His message is simple, yet delivered so powerfully that it becomes less like a worn saying. Taking us along with his journey makes us realize the same things that he, or other characters, realized or did not realize. The answer to the questions we face is love and forgiveness, and to get to both a certain kind of courage and forgiveness is needed. There are different kinds of love, and several ways to express it.
This is a novel for those who believe that a crisis of faith could be overcome and that certain hurts are best left alone or braved. This is for those who can swallow ideas like reincarnation and the Aleph itself, for those who want an adventure.
I recommend this for people who have read a novel by Paulo Coelho. I have read The Alchemist beforehand, and I think it contributed to my appreciation of Aleph. (For one thing, I am always wary of books that are in first point-of-view; my confidence in Coelho’s writing and excitement for his message [and the fact that the book was a gift from my brother], both based on my impression from The Alchemist, carried me forward.)
Past and future exist only in our memory. The present moment, though, is outside of time, it’s Eternity. … It isn’t what you did in the past that will affect the present. It’s what you do in the present that will redeem the past and thereby change the future (10).
To live is to experience things, not sit around pondering the meaning of life (62).
Anyone who knows God cannot describe Him. Anyone who can describe God does not know Him (112).
I am not a foreigner, because I haven’t been praying to return safely home. …I am not a foreigner, because we are all travelling, we are all full of the same questions. …I am not a foreigner, because, when I asked, I received (245-6).
In Coelho’s book, the Aleph is a prominent concept. He describes it himself.
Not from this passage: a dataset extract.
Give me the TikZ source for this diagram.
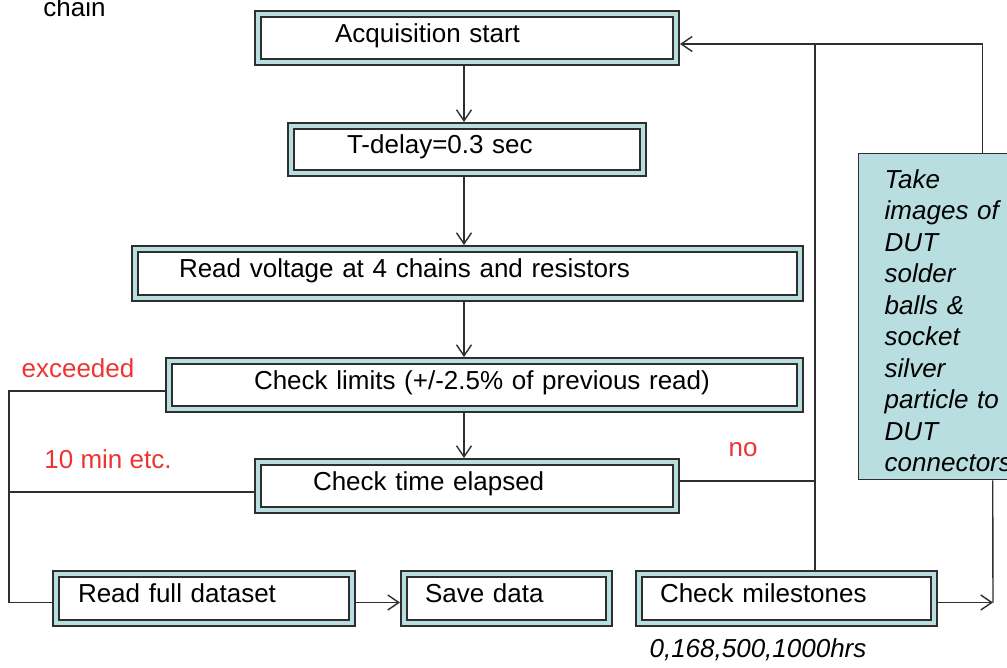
\documentclass[tikz,border=0pt]{standalone}
\usepackage{fontspec}
\setmainfont{Liberation Sans}
\usetikzlibrary{arrows.meta,calc}
\definecolor{band}{HTML}{B9DEE0}
\definecolor{ink}{HTML}{2E2E2E}
\definecolor{alert}{HTML}{EE3333}

\begin{document}
\begin{tikzpicture}[x=1pt, y=-1pt,
  font=\fontsize{26}{31.5}\selectfont,
  stage/.style={rectangle, draw=ink, line width=1.8pt, double=band, double distance=4.4pt,
    fill=white, outer sep=4pt, anchor=north west, inner xsep=0pt, inner ysep=0pt, align=left,
    text height=18pt, text depth=10pt},
  flow/.style={-{Straight Barb[length=11pt,width=15pt]}, line width=1.4pt, ink},
  link/.style={line width=1.4pt, ink},
  note/.style={text=alert, anchor=base}
]
  \clip (0,0) rectangle (1007,667);

  % main loop
  \node[stage, minimum width=418pt, minimum height=48pt, text width=264pt] (acq) at (254,10) {Acquisition start};
  \node[stage, minimum width=352pt, minimum height=47pt, text width=240pt] (delay) at (287,122) {T-delay=0.3 sec};
  \node[stage, minimum width=665pt, minimum height=49pt, text width=577pt] (voltage) at (131,245) {Read voltage at 4 chains and resistors};
  \node[stage, minimum width=631pt, minimum height=48pt, text width=461pt] (limits) at (165,357) {Check limits (+/-2.5\% of previous read)};
  \node[stage, minimum width=418pt, minimum height=48pt, text width=308pt] (time) at (254,458) {Check time elapsed};
  \node[stage, minimum width=296pt, minimum height=49pt, text width=252pt] (full) at (52,570) {Read full dataset};
  \node[stage, minimum width=205pt, minimum height=49pt, text width=163pt] (save) at (400,570) {Save data};
  \node[stage, minimum width=295pt, minimum height=49pt, text width=253pt] (miles) at (635,570) {Check milestones};

  \node[rectangle, draw=ink, line width=1.4pt, fill=band, anchor=north west, minimum width=248pt,
    minimum height=326pt, inner xsep=0pt, text width=196pt, text height=27pt, align=left,
    font=\fontsize{26}{31.5}\selectfont\itshape]
    (take) at (858,153) {Take\\images of\\DUT\\solder\\balls \&\\socket\\silver\\particle to\\DUT\\connectors};

  \coordinate (spine) at (464,0);
  \coordinate (bus) at (815,44);

  \draw[flow] (acq.south -| spine) -- (delay.north -| spine);
  \draw[flow] (delay.south -| spine) -- (voltage.north -| spine);
  \draw[flow] (voltage.south -| spine) -- (limits.north -| spine);
  \draw[flow] (limits.south -| spine) -- (time.north -| spine);

  \draw[link] ([yshift=-6pt]limits.west) -- ++(-156,0) |- ([yshift=-4pt]full.west);
  \draw[link] ([yshift=-6pt]time.west) -- ++(-245,0);
  \draw[flow] ([yshift=-4pt]full.east) -- ([yshift=-4pt]save.west);

  \draw[link] ([yshift=5pt]time.east) -- ++(135,0);
  \draw[link] (bus) -- (bus |- miles.north);
  \draw[flow] (take.north) |- ([yshift=-6pt]acq.east);
  \draw[flow] ([yshift=-4pt]miles.east) -- ++(55,0) coordinate (ret);
  \draw[link] ([xshift=10pt]take.south) -- (ret);

  % labels
  \node[anchor=base] (chain) at (74.5,16) {chain};
  \node[note] (exceeded) at (78,377) {exceeded};
  \node[note] (interval) at (108,468) {10 min etc.};
  \node[note] (no) at (743,456) {no};
  \node[anchor=base, font=\fontsize{26}{31.5}\selectfont\itshape] (marks) at (758,657) {0,168,500,1000hrs};
\end{tikzpicture}
\end{document}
…in the magical Tradition, it [the Aleph] presents itself in one of two ways. The first is a point in the Universe that contains all other points, present and past, large and small. You normally come across it by chance, as we did on the train. For this to happen, the person, or persons, has to be on the actual place where the Aleph exists. We call that a small Aleph. (96)
The great Aleph occurs when two or more people with a very strong affinity happen to find themselves in the small Aleph. Their two different energies complete each other and provoke a chain reaction.
It is, simply put, the place where everything (time and space, love, life) is one.
The Aleph also has mathematical and Hebraic significance, as mentioned in the book.